▸ Data lines:
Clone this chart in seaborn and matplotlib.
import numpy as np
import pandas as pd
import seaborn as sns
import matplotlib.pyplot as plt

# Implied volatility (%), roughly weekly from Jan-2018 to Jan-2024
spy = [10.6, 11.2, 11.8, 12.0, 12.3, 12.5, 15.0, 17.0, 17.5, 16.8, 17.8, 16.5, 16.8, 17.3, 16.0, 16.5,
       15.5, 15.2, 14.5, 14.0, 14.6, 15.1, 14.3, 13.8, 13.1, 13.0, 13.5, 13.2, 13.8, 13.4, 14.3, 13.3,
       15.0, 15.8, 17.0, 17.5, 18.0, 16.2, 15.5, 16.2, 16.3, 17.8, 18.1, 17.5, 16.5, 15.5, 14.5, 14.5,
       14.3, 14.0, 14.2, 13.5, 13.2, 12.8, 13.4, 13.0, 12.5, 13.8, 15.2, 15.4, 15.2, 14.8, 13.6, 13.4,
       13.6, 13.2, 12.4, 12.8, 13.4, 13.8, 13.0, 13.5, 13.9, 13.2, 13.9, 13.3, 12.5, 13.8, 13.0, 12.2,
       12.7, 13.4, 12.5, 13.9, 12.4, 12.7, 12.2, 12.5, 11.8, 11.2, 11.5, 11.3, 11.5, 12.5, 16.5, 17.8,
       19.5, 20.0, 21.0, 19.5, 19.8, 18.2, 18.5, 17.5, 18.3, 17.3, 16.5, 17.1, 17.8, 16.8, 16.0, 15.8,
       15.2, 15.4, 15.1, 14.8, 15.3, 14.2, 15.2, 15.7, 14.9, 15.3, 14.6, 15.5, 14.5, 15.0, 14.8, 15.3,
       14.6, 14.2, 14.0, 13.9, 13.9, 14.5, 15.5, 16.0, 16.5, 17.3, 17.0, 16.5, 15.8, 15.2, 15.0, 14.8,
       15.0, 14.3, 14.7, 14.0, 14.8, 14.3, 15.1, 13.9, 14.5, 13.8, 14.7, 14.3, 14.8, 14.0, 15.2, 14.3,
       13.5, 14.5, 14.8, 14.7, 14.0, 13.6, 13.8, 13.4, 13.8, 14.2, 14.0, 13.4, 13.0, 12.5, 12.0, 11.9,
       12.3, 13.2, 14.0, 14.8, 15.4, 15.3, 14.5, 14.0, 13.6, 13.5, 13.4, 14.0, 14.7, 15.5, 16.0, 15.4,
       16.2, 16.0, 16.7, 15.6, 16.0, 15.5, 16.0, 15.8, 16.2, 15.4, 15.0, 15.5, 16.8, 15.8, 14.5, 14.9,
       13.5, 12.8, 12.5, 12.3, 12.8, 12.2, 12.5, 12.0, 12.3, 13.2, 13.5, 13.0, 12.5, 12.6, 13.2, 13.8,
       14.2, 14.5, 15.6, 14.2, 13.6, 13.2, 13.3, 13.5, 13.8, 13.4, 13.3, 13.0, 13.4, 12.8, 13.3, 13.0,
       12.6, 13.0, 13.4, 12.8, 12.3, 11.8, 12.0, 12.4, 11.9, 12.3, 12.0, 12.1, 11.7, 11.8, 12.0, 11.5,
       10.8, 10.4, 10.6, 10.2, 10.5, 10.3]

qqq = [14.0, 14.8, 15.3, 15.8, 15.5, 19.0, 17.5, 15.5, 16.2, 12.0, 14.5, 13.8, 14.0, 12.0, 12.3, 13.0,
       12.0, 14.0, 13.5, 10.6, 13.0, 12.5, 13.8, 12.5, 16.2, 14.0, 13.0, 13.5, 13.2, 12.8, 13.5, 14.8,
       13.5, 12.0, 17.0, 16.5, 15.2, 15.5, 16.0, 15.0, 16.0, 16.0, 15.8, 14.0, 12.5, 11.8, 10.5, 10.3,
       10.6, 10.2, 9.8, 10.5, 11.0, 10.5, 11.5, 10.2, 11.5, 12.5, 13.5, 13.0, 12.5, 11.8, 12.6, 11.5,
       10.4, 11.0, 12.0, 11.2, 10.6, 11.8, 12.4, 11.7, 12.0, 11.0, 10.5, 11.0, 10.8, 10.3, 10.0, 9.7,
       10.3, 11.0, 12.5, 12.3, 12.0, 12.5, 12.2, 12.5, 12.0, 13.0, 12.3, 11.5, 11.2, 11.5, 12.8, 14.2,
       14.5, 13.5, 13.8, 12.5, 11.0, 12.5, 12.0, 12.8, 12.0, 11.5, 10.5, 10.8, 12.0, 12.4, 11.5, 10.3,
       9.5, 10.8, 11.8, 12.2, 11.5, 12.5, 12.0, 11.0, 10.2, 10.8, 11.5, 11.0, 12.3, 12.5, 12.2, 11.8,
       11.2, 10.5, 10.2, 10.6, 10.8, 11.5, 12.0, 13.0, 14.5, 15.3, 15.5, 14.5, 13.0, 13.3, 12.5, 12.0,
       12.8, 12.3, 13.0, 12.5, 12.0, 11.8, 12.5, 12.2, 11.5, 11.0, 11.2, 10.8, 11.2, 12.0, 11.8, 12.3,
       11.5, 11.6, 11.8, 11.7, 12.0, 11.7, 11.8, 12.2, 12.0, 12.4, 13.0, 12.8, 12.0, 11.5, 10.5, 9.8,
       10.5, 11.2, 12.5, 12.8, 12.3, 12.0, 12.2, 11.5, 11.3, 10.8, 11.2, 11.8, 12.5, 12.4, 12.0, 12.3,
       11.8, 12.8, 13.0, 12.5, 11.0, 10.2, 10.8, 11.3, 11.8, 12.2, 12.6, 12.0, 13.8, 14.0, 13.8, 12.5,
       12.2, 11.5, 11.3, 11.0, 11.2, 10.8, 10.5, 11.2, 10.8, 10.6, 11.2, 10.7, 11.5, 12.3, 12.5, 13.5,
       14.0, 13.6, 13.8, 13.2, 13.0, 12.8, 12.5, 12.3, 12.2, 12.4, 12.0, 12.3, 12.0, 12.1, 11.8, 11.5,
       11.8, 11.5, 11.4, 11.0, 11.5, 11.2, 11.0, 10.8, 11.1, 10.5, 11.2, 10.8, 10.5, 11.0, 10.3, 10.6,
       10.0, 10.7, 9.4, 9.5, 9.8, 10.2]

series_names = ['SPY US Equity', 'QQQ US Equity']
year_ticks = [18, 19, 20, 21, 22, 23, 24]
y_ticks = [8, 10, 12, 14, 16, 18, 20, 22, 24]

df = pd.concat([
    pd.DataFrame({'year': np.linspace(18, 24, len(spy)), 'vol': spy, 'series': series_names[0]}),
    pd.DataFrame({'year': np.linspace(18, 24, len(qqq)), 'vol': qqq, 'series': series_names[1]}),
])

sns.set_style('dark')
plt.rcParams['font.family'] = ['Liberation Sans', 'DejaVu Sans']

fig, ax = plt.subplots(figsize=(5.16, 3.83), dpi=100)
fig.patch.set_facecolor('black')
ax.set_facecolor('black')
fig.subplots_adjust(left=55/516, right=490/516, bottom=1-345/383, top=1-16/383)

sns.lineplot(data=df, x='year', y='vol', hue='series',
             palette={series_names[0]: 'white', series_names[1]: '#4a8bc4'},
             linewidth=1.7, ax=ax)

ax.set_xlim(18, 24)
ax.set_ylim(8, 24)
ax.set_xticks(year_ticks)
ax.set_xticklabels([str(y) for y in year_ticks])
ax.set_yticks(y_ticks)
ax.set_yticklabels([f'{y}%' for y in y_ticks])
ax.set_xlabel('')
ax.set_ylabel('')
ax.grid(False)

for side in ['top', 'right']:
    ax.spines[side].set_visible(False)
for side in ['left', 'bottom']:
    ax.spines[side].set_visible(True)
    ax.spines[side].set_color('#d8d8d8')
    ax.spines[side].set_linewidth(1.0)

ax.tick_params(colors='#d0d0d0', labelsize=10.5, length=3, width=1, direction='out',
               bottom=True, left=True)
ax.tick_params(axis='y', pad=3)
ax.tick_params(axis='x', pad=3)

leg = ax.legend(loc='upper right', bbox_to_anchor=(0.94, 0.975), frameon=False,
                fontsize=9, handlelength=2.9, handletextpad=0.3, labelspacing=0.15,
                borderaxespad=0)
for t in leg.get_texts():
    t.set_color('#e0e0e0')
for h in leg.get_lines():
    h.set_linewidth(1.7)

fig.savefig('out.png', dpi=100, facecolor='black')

▸ Given problem: Quote exactly the first line of the data and every line after it through the one holding "import matplotlib.pyplot as plt".

▸ Written solution:
Clone this chart in seaborn and matplotlib.
import numpy as np
import pandas as pd
import seaborn as sns
import matplotlib.pyplot as plt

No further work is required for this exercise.